The key is to have a network within the bank, not to pin your hopes on a single individual or fiefdom.

“The predominant reason for failure in investment banking is not having the right relationships across a broad enough network of people within the organization,” says Chris Roebuck, the former head of HR at UBS investment bank and now visiting professor of leadership at Cass Business School.

4. You are learning the wrong lessons

Banks are notoriously bad at fostering leadership capabilities. Very often, it’s the best performers who are promoted to leadership roles and their abilities both to manage people and to provide vision are limited. Once they reach a certain level, these problem derails their career progression.

“Leadership requires vision, ability to create strategy and implement it, and have ordinary people doing extraordinary things,” says Ward. “There is no secret sauce for this. Investment banks typically do not invest heavily in their people. So leaders need to learn on-the-job. That can prove fatal.”

5. You have failed to gain the respect of your subordinates

Last year Barclays rolled out a scheme whereby analysts and other junior investment bankers could give ‘informal feedback’ about their managers. Inevitably, any negative comments would ultimately make their way back to HR, thus destroying generations of junior banker torment by their superiors that have been passed down like a private school rites of passage ‘fagging’ system.

Juniors have gone from whipping boys to a precious resource that must be nurtured. Associates will manage analysts, VPs will manage associates – fail at this and you will not be earmarked for career progression.

6. You take, but never give

If you want to know how investment banks are viewing their future leaders currently, consider this – last year, Goldman Sachs employed the services of Adam Grant to make working conditions better for its juniors. Grant is the author of Give and Take, which argues that those who look after the interests of others gain over the long-term.

“Investment banks have historically fostered a culture which favours the individual. If you do one over another person, you can benefit, get a bigger bonus and progress,” says Roebuck. “The problem with that is that once you’ve done it once or twice, people get wise. You get a reputation for being a taker. You need to give as well or you will never truly move up.”

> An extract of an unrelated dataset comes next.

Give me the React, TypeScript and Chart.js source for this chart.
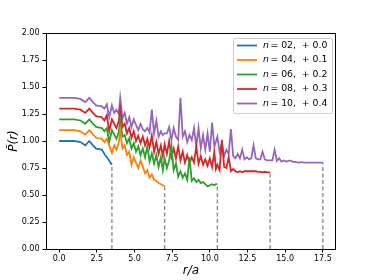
import React, { useEffect, useRef } from "react";
import { Chart, registerables } from "chart.js";
Chart.register(...registerables);

// r/a sample positions (shared grid)
const R = [
  0, 1, 1.41, 1.73, 2, 2.24, 2.45, 2.83, 3, 3.16, 3.32, 3.5,
  3.65, 3.8, 3.95, 4.05, 4.2, 4.35, 4.5, 4.65, 4.8, 4.95, 5.1, 5.25, 5.4, 5.55, 5.7, 5.85, 6.0, 6.15, 6.3, 6.45, 6.6, 6.75, 6.88, 7.0,
  7.15, 7.3, 7.45, 7.6, 7.75, 7.9, 8.05, 8.2, 8.35, 8.5, 8.65, 8.8, 8.95, 9.1, 9.25, 9.4, 9.55, 9.7, 9.85, 10.0, 10.15, 10.3, 10.4, 10.5,
  10.65, 10.8, 10.95, 11.1, 11.25, 11.4, 11.55, 11.7, 11.85, 12.0, 12.15, 12.3, 12.45, 12.6, 12.75, 12.9, 13.05, 13.2, 13.35, 13.5, 13.65, 13.8, 13.9, 14.0,
  14.15, 14.3, 14.45, 14.6, 14.75, 14.9, 15.1, 15.3, 15.5, 15.7, 15.9, 16.1, 16.3, 16.5, 16.7, 16.9, 17.1, 17.3, 17.5,
];

const n02 = [1.0, 1.0, 0.99, 0.96, 1.0, 0.96, 0.93, 0.92, 0.88, 0.85, 0.82, 0.78];

const n04 = [
  1.1, 1.1, 1.09, 1.06, 1.1, 1.06, 1.03, 1.02, 0.99, 1.02, 0.96, 0.89,
  0.96, 0.92, 0.98, 1.1, 0.93, 0.96, 0.87, 0.9, 0.78, 0.85, 0.8, 0.75, 0.82, 0.76, 0.7, 0.73, 0.66, 0.69, 0.64, 0.63, 0.61, 0.6, 0.59, 0.58,
];

const n06 = [
  1.2, 1.2, 1.19, 1.16, 1.2, 1.16, 1.13, 1.12, 1.09, 1.12, 0.99, 1.1,
  1.06, 1.02, 1.08, 1.19, 1.04, 1.055, 0.98, 1.025, 0.93, 0.98, 0.9, 0.95, 0.87, 0.93, 0.85, 0.95, 0.81, 0.885, 0.79, 0.87, 0.76, 0.85, 0.73, 0.84,
  0.75, 0.82, 0.95, 0.73, 0.79, 0.67, 0.72, 0.66, 0.7, 0.64, 0.85, 0.63, 0.655, 0.62, 0.64, 0.61, 0.62, 0.6, 0.58, 0.59, 0.6, 0.59, 0.6, 0.6,
];

const n08 = [
  1.3, 1.3, 1.29, 1.26, 1.3, 1.26, 1.23, 1.22, 1.19, 1.24, 1.09, 1.2,
  1.16, 1.12, 1.18, 1.3, 1.13, 1.16, 1.07, 1.12, 1.03, 1.09, 1.0, 1.05, 0.98, 1.04, 0.96, 1.02, 0.94, 1.05, 0.9, 0.99, 0.88, 0.96, 0.86, 0.97,
  0.88, 1.0, 0.85, 0.93, 0.84, 0.95, 0.82, 0.9, 0.8, 0.87, 0.79, 0.85, 0.8, 0.95, 0.79, 0.86, 0.78, 0.83, 0.77, 0.84, 0.76, 0.9, 0.74, 0.78,
  0.73, 1.01, 0.76, 0.75, 0.85, 0.72, 0.74, 0.72, 0.71, 0.72, 0.71, 0.72, 0.72, 0.72, 0.72, 0.72, 0.72, 0.715, 0.715, 0.71, 0.715, 0.71, 0.71, 0.71,
];

const n10 = [
  1.4, 1.4, 1.39, 1.36, 1.4, 1.36, 1.33, 1.32, 1.3, 1.34, 1.22, 1.33,
  1.26, 1.29, 1.25, 1.4, 1.21, 1.26, 1.16, 1.22, 1.13, 1.2, 1.15, 1.1, 1.16, 1.11, 1.09, 1.12, 1.08, 1.29, 1.07, 1.19, 1.04, 1.09, 1.055, 1.07,
  1.07, 1.13, 1.01, 1.12, 1.04, 1.01, 1.4, 1.04, 1.09, 0.99, 1.055, 1.01, 1.12, 0.95, 1.12, 0.93, 1.055, 0.92, 1.07, 0.9, 1.17, 0.95, 0.99, 1.04,
  0.9, 0.98, 0.86, 0.92, 0.88, 1.11, 0.86, 0.84, 0.88, 0.84, 0.92, 0.83, 0.85, 0.83, 0.84, 0.96, 0.84, 0.83, 0.83, 0.9, 0.83, 0.82, 0.82, 0.82,
  0.82, 0.92, 0.815, 0.84, 0.81, 0.82, 0.81, 0.82, 0.81, 0.805, 0.8, 0.805, 0.8, 0.8, 0.8, 0.8, 0.8, 0.8, 0.8,
];

const nLabels = ["02", "04", "06", "08", "10"];
const offsetLabels = ["0.0", "0.1", "0.2", "0.3", "0.4"];
const colors = ["#1f77b4", "#ff7f0e", "#2ca02c", "#d62728", "#9467bd"];
const xTicks = [0, 2.5, 5, 7.5, 10, 12.5, 15, 17.5];
const yTicks = [0, 0.25, 0.5, 0.75, 1.0, 1.25, 1.5, 1.75, 2.0];

const FONT = "'DejaVu Sans', sans-serif";

export default function App() {
  const ref = useRef<HTMLCanvasElement>(null);
  useEffect(() => {
    if (!ref.current) return;
    const series = [n02, n04, n06, n08, n10];
    const lineSets = series.map((vals, i) => ({
      label: `n = ${nLabels[i]}, + ${offsetLabels[i]}`,
      data: vals.map((v, j) => ({ x: R[j], y: v })),
      borderColor: colors[i],
      backgroundColor: colors[i],
      borderWidth: 1.8,
      pointRadius: 0,
      tension: 0,
      fill: false,
      order: 1,
    }));
    const dashSets = series.map((vals) => {
      const xe = R[vals.length - 1];
      const ye = vals[vals.length - 1];
      return {
        label: "",
        data: [
          { x: xe, y: 0 },
          { x: xe, y: ye },
        ],
        borderColor: "rgba(0,0,0,0.45)",
        borderDash: [4, 2.5],
        borderWidth: 1.4,
        pointRadius: 0,
        fill: false,
        order: 2,
      };
    });

    const decor = {
      id: "decor",
      afterDraw(chart: any) {
        const ctx = chart.ctx as CanvasRenderingContext2D;
        const a = chart.chartArea;
        ctx.save();
        // frame
        ctx.strokeStyle = "#000";
        ctx.lineWidth = 1;
        ctx.strokeRect(Math.round(a.left) + 0.5, Math.round(a.top) + 0.5, Math.round(a.right - a.left) - 1, Math.round(a.bottom - a.top));
        // axis titles
        ctx.fillStyle = "#000";
        ctx.font = `italic 12px ${FONT}`;
        ctx.textAlign = "center";
        ctx.textBaseline = "middle";
        ctx.fillText("r/a", (a.left + a.right) / 2, 271);
        ctx.save();
        ctx.translate(14, (a.top + a.bottom) / 2);
        ctx.rotate(-Math.PI / 2);
        ctx.fillText("P\u0303(r)", 0, 0);
        ctx.restore();
        // legend
        const bx = 233, by = 38, bw = 99, bh = 75;
        ctx.fillStyle = "rgba(255,255,255,0.85)";
        ctx.strokeStyle = "#cccccc";
        ctx.lineWidth = 1;
        ctx.beginPath();
        (ctx as any).roundRect(bx + 0.5, by + 0.5, bw, bh, 2);
        ctx.fill();
        ctx.stroke();
        for (let i = 0; i < series.length; i++) {
          const y = 45.5 + i * 14.5;
          ctx.strokeStyle = colors[i];
          ctx.lineWidth = 1.8;
          ctx.beginPath();
          ctx.moveTo(237, y);
          ctx.lineTo(257, y);
          ctx.stroke();
          ctx.fillStyle = "#000";
          ctx.textAlign = "left";
          ctx.textBaseline = "middle";
          ctx.font = `italic 9.3px ${FONT}`;
          ctx.fillText("n", 263, y);
          const w = ctx.measureText("n").width;
          ctx.font = `9.3px ${FONT}`;
          ctx.fillText(`= ${nLabels[i]},  + ${offsetLabels[i]}`, 263 + w + 1.5, y);
        }
        ctx.restore();
      },
    };

    const chart = new Chart(ref.current, {
      type: "line",
      data: { datasets: [...dashSets, ...lineSets] as any },
      options: {
        animation: false,
        responsive: false,
        maintainAspectRatio: false,
        layout: { padding: { left: 0, right: 38, top: 33, bottom: 0 } },
        plugins: { legend: { display: false }, tooltip: { enabled: false } },
        scales: {
          x: {
            type: "linear",
            min: -0.875,
            max: 18.375,
            afterBuildTicks: (s: any) => {
              s.ticks = xTicks.map((v) => ({ value: v }));
            },
            afterFit: (s: any) => {
              s.height = 31;
            },
            border: { display: false },
            grid: { display: true, drawOnChartArea: false, drawTicks: true, tickLength: 3.5, color: "#000", lineWidth: 1 },
            ticks: {
              autoSkip: false,
              maxRotation: 0,
              padding: 2,
              color: "#000",
              font: { family: FONT, size: 8 },
              callback: (v: any) => Number(v).toFixed(1),
            },
          },
          y: {
            type: "linear",
            min: 0,
            max: 2,
            afterBuildTicks: (s: any) => {
              s.ticks = yTicks.map((v) => ({ value: v }));
            },
            afterFit: (s: any) => {
              s.width = 46;
            },
            border: { display: false },
            grid: { display: true, drawOnChartArea: false, drawTicks: true, tickLength: 3.5, color: "#000", lineWidth: 1 },
            ticks: {
              autoSkip: false,
              padding: 3,
              color: "#000",
              font: { family: FONT, size: 8 },
              callback: (v: any) => Number(v).toFixed(2),
            },
          },
        },
      },
      plugins: [decor],
    });
    return () => chart.destroy();
  }, []);

  return (
    <div style={{ position: "absolute", left: 0, top: 0, width: 374, height: 280, background: "#fff" }}>
      <canvas ref={ref} width={374} height={280} style={{ display: "block", width: 374, height: 280 }} />
    </div>
  );
}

7. You are simply lacking in personality

As intangible as it seems one of the biggest areas where people fall down inadvertently is simply by having the wrong personality traits. Skills can be developed, traits are seen to be hard-wired.

Can you fake it? Maybe not. Korn Ferry suggests that being considered “volatile” or “closed” are among the worst because this makes you unsympathetic to others’ views and resistant to change. These two may seem obvious, but there are more.

“Traits such as trust or optimism seem positive on the surface, but too much of these traits may make leaders excessively hands-off,” said Steve Newhall, managing partner of Korn Ferry Leadership and Talent Consultancy, UK.

8. You are lacking the necessary openness

To manage people in investment banking is to straddle a huge range of cultures. To be able to thrive, you must be able to accommodate and empathise with a broad demographic. This requires “level-headedness, discipline, street smarts, intellect and the capacity to build teams”, says Ward.

“Investment banking is now global business and the ability to connect with people from different cultures is vitally important,” he says.  “Moreover, Generation Z have a different set of desires and values in terms of the working environment. A sensitivity to that is also vital.”

“I recommend leveraging your lunchtime,” says Roebuck. “So many bankers are in mini-fiefdoms, but speaking to people in other departments allows you to develop relationships and find out what issues they have and how you might be able to help them.”